Est-ce que les prophètes de l’apocalypse ont fait un examen de conscience, se demandant pourquoi ils avaient eu tort à ce point ? Pas que je sache. Par contre, j’ai vu beaucoup de tentatives pour dévaluer ces bonnes nouvelles de Californie en insistant sur le fait que la croissance de l’emploi est à la traîne par rapport à celle du Texas, ce qui est vrai, et prétendant que la différence vient des niveaux d’imposition différents, ce qui est faux.

En effet, la grande différence entre ces deux états, si l’on met de côté la taille du secteur du pétrole et du gaz, n’est pas le taux d’imposition. Ce sont les prix de l’immobilier. En dépit de l’éclatement de la bulle, les prix de l’immobilier en Californie sont toujours deux fois plus importants que sur la moyenne nationale, alors qu’au Texas ils sont 30 pourcent en-deçà de la moyenne nationale.

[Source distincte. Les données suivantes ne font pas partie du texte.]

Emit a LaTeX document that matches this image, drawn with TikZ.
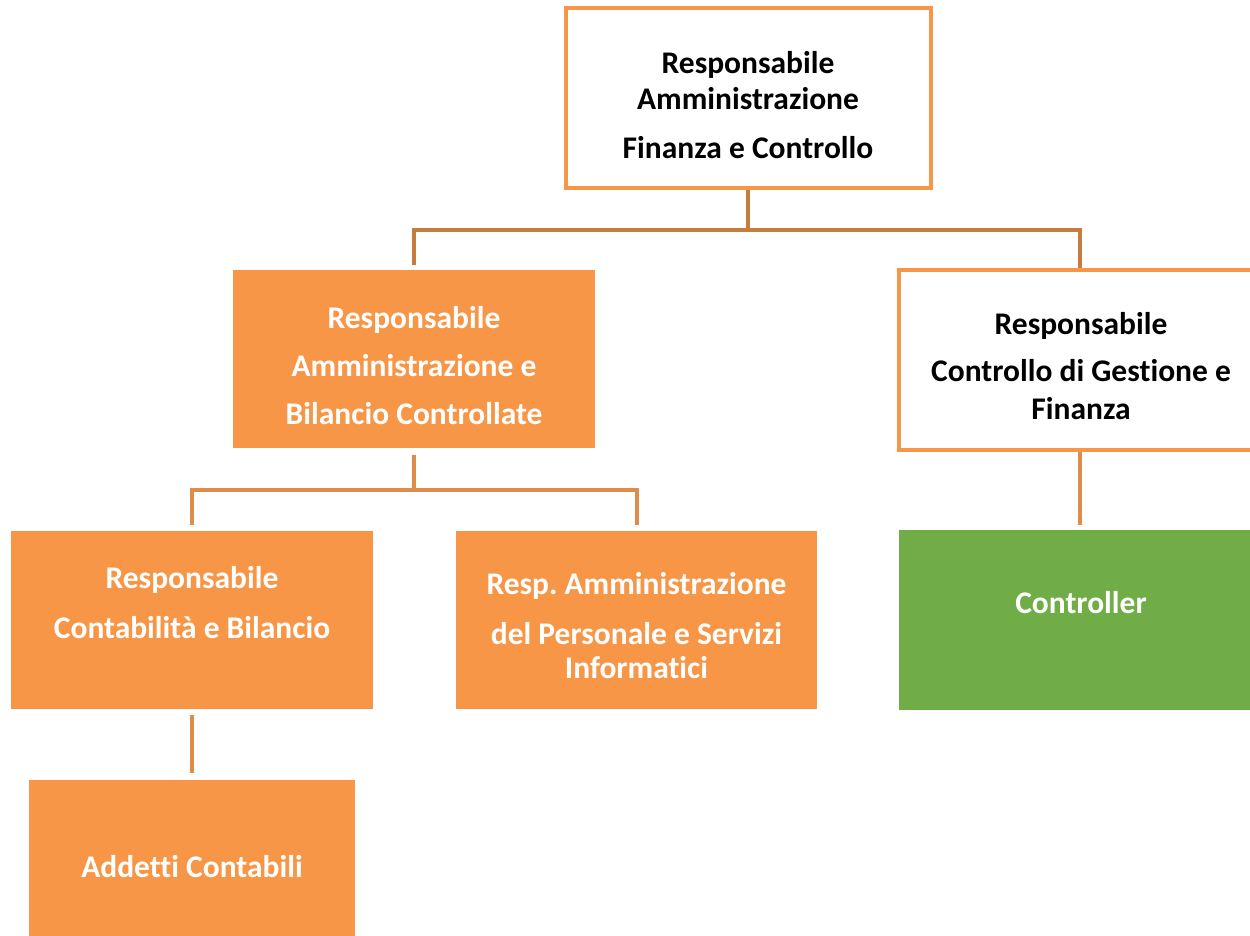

Ainsi, beaucoup de personnes s’installent au Texas même si les salaires et la productivité sont plus faibles que ce qu’ils sont en Californie.

Et bien qu’une partie de cette différence dans les prix de l’immobilier est le reflet de la géographie et de la densité de la population – Houston s’étend encore alors que Los Angeles, entouré par les montagnes, a atteint ses limites naturelles, elle reflète également le fait que la Californie a une politique très restrictive sur l’utilisation des sols, imposée surtout par le gouvernement local plus que par l’état.

Ainsi que l’a montré Edward Glaeser, d’Harvard, il y a une certaine vérité dans l’affirmation selon laquelle les états comme le Texas grandissent rapidement grâce à leur attitude anti-réglementation, "mais les arguments habituels se concentrent sur les mauvaises réglementations". Et les impôts, ce n’est pas si important que ça.

Que nous apprend le grand retour de la Californie ? En gros, qu’il nous faut prendre la propagande anti gouvernement avec beaucoup de précaution. Les augmentations d’impôts ne sont pas un suicide économique ; parfois, elles sont une manière utile de payer pour ce dont on a besoin. Les programmes gouvernementaux, comme l’Obamacare, peuvent fonctionner si les gens qui les dirigent veulent les faire fonctionner, et s’ils ne sont pas sabotés par la droite. En d’autres termes, le succès de la Californie est la démonstration qu’une idéologie extrémiste encore dominante dans la vie politique américaine est une hérésie.